Reproduce the lines exactly, beginning with the line that has "Convert this chart to Plotly code." and ending with the line that has "ids_no15 = [i for i in matrix_id if i != 15]". Images are left out.

[Code that draws figures]

##############################

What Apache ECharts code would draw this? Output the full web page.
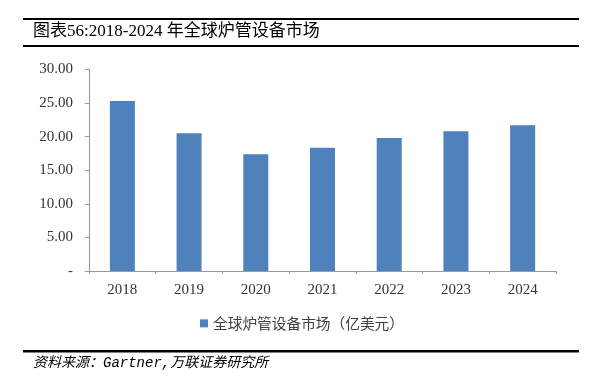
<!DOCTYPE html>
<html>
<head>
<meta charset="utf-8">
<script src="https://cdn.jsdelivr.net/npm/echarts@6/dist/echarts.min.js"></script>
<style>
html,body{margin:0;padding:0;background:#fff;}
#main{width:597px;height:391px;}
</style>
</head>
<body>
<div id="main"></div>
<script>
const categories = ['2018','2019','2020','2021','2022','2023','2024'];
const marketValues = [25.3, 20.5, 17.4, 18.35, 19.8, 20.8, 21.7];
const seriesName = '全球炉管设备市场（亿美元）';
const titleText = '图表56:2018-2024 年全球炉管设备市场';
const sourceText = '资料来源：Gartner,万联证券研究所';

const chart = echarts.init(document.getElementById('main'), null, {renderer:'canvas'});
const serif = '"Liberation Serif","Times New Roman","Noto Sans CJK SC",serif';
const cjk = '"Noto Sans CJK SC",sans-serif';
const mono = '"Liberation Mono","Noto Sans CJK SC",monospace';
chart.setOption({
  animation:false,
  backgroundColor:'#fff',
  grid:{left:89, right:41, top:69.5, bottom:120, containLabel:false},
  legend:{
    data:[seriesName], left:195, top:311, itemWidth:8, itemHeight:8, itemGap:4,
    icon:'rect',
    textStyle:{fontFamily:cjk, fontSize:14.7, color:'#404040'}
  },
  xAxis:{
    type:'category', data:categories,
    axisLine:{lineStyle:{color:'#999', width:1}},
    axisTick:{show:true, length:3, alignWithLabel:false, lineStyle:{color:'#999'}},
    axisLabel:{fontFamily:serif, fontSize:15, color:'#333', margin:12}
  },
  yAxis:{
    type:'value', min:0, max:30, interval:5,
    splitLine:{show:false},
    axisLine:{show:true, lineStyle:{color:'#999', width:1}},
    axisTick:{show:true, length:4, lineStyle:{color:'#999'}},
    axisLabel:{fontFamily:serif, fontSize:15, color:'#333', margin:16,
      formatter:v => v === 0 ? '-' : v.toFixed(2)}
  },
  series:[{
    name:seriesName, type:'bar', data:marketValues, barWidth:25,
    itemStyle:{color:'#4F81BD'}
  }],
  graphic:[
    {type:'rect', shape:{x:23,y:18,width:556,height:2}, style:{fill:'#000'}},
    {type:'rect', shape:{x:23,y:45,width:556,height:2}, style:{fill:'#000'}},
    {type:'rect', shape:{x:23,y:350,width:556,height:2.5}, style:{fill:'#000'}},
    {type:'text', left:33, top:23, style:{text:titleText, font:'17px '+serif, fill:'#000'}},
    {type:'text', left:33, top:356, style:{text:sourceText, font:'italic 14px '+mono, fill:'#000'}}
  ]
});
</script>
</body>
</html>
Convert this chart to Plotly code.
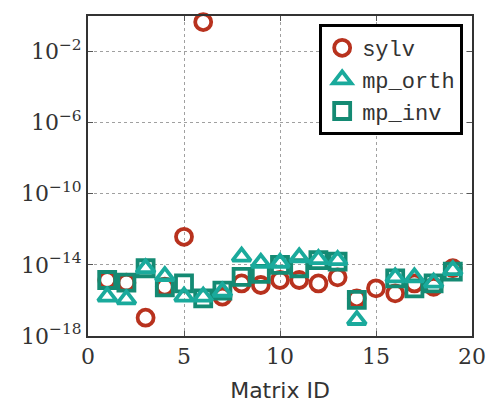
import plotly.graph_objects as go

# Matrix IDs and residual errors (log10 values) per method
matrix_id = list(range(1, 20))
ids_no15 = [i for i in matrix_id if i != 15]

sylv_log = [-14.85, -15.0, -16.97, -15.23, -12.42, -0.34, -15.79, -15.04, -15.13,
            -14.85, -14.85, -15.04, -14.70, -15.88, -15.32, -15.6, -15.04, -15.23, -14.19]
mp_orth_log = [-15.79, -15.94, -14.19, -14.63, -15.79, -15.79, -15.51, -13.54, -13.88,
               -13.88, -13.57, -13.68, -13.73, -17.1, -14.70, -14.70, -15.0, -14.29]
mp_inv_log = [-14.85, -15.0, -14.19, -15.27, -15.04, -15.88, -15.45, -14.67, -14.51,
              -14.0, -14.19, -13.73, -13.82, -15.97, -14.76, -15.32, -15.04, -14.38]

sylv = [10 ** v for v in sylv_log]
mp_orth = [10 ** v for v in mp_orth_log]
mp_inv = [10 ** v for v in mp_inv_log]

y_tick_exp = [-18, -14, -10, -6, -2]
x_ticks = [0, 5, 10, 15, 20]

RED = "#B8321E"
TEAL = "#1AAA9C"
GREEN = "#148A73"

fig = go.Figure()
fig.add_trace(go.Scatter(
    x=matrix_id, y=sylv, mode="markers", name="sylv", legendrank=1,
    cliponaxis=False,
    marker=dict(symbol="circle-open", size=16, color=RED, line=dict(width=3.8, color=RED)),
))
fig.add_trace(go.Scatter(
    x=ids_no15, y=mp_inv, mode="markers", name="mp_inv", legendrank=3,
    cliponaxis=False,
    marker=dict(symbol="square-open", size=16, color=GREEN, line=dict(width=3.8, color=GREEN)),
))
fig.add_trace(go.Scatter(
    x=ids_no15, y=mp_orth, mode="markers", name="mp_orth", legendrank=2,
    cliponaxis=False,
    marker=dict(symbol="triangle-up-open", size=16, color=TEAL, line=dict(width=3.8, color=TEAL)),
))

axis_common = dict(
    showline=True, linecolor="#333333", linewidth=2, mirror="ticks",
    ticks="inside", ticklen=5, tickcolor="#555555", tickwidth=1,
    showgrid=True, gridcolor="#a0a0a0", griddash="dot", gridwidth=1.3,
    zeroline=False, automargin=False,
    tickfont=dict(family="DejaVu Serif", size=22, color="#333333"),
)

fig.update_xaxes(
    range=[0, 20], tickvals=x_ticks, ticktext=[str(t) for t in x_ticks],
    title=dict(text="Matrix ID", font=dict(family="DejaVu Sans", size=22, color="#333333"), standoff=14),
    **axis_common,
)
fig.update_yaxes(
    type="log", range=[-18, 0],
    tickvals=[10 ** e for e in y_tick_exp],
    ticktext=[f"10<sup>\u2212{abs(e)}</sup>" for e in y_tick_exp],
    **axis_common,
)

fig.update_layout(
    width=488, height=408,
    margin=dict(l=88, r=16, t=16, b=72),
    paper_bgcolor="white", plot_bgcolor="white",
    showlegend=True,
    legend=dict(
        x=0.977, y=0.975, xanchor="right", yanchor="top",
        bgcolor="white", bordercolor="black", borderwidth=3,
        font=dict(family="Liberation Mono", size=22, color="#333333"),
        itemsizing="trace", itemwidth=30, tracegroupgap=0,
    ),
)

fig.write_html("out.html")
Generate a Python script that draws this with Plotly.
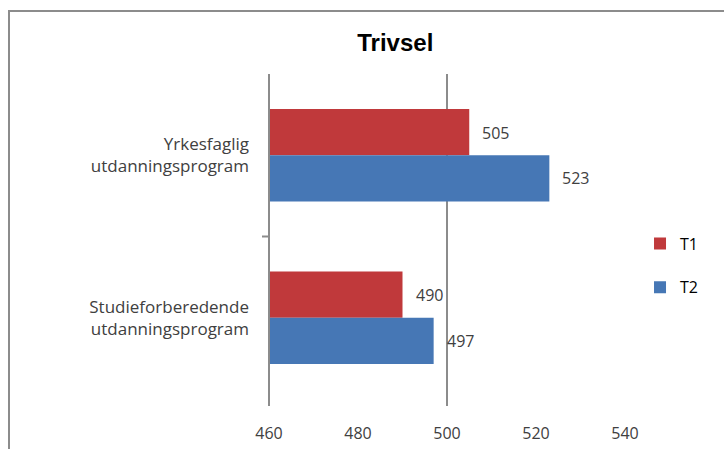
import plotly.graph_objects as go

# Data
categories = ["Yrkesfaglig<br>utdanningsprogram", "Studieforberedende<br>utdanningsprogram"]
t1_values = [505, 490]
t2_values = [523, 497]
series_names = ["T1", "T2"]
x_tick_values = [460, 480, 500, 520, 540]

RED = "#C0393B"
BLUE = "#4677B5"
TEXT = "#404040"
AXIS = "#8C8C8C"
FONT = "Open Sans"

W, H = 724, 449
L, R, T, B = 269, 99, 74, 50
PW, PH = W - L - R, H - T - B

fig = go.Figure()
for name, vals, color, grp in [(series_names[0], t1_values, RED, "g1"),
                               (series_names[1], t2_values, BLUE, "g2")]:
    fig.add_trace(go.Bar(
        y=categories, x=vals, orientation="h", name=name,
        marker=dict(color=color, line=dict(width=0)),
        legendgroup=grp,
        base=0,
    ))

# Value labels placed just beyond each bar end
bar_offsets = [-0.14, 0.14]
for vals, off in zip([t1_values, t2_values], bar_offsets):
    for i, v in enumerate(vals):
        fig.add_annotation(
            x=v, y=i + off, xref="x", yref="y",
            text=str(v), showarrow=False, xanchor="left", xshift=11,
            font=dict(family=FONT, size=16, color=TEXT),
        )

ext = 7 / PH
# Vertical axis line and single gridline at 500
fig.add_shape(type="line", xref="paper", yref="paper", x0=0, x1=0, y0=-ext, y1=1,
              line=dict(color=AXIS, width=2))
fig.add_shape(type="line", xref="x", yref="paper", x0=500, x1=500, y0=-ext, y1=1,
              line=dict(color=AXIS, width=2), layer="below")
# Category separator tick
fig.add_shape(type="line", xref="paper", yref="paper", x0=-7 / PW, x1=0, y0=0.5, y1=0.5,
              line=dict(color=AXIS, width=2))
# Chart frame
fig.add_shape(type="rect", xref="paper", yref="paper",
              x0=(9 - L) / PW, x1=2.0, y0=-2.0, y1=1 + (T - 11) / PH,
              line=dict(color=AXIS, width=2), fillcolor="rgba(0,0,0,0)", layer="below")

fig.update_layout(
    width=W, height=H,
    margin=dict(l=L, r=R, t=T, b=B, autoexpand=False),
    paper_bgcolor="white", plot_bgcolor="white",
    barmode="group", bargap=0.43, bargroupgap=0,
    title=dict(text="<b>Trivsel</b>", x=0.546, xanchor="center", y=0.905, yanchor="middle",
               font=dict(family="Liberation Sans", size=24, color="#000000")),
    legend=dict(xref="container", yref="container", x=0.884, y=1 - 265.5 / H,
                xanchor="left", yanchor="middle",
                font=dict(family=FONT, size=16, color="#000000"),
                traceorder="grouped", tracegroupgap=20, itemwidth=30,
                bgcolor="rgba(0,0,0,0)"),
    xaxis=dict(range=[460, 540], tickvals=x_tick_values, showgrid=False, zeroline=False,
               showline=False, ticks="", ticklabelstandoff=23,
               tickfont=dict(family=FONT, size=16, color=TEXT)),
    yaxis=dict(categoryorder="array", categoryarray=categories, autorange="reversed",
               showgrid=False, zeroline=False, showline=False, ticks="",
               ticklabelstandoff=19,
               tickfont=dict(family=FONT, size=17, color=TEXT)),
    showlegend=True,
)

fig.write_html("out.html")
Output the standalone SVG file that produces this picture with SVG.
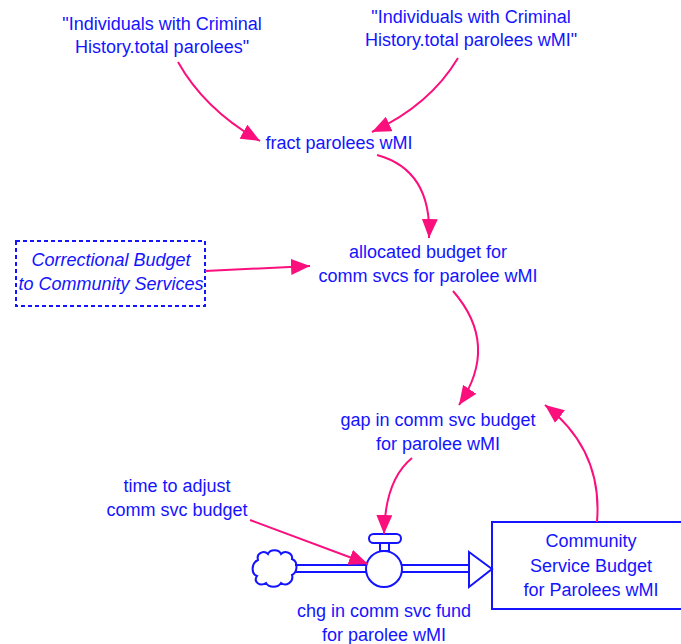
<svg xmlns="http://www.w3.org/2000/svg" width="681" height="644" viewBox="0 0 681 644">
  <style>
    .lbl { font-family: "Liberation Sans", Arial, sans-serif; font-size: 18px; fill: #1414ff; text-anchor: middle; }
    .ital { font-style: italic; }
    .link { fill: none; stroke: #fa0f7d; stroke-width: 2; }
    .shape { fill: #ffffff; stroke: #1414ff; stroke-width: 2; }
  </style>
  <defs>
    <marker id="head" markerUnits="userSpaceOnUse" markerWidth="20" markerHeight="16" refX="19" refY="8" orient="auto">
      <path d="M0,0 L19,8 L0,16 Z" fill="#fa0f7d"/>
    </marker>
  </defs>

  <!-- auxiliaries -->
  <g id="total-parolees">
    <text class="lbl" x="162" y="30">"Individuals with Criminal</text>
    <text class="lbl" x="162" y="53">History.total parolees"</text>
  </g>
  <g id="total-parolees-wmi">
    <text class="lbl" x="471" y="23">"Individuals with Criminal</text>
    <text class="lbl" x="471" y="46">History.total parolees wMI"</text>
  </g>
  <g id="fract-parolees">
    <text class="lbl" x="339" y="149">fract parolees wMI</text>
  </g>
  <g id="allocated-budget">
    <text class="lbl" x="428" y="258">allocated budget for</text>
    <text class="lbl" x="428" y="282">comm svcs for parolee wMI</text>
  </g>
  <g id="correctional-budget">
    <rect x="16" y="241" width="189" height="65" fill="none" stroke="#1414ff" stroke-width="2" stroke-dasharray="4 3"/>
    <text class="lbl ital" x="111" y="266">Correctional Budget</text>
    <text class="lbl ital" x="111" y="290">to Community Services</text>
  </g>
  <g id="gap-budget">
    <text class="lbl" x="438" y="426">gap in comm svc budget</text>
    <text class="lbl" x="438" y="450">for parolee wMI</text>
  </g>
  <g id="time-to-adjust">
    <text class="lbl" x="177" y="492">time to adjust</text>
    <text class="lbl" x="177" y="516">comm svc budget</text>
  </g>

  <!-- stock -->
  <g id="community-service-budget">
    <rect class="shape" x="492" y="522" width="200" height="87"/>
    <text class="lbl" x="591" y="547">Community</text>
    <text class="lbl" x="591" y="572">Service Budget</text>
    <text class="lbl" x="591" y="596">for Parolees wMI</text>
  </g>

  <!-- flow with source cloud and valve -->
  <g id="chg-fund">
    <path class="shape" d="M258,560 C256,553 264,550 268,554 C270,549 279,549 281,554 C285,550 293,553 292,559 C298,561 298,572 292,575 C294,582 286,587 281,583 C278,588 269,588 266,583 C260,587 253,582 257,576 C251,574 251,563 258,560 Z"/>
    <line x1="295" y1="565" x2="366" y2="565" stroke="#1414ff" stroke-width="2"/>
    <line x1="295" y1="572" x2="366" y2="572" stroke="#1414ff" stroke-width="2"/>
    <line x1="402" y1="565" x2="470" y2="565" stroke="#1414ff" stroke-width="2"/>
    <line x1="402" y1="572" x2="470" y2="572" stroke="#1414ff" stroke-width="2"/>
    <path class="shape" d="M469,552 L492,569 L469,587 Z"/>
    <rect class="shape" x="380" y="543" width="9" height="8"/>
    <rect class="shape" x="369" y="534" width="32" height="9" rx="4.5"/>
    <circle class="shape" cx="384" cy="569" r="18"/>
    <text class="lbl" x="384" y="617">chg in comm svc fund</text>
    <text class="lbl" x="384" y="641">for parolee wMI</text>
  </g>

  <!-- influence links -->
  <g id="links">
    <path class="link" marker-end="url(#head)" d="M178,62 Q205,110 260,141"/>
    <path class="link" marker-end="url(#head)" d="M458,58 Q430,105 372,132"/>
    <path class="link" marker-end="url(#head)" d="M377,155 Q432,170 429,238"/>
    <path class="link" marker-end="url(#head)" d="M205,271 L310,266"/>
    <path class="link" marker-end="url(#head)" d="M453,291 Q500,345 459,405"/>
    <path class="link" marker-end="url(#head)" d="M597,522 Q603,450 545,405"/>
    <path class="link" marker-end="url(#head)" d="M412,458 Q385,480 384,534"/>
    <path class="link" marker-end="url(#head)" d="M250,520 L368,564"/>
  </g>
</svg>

##############################

=== Response below ===
Convert this chart to Plotly code.
import plotly.graph_objects as go

# Matrix IDs and residual errors (log10 values) per method
matrix_id = list(range(1, 20))
ids_no15 = [i for i in matrix_id if i != 15]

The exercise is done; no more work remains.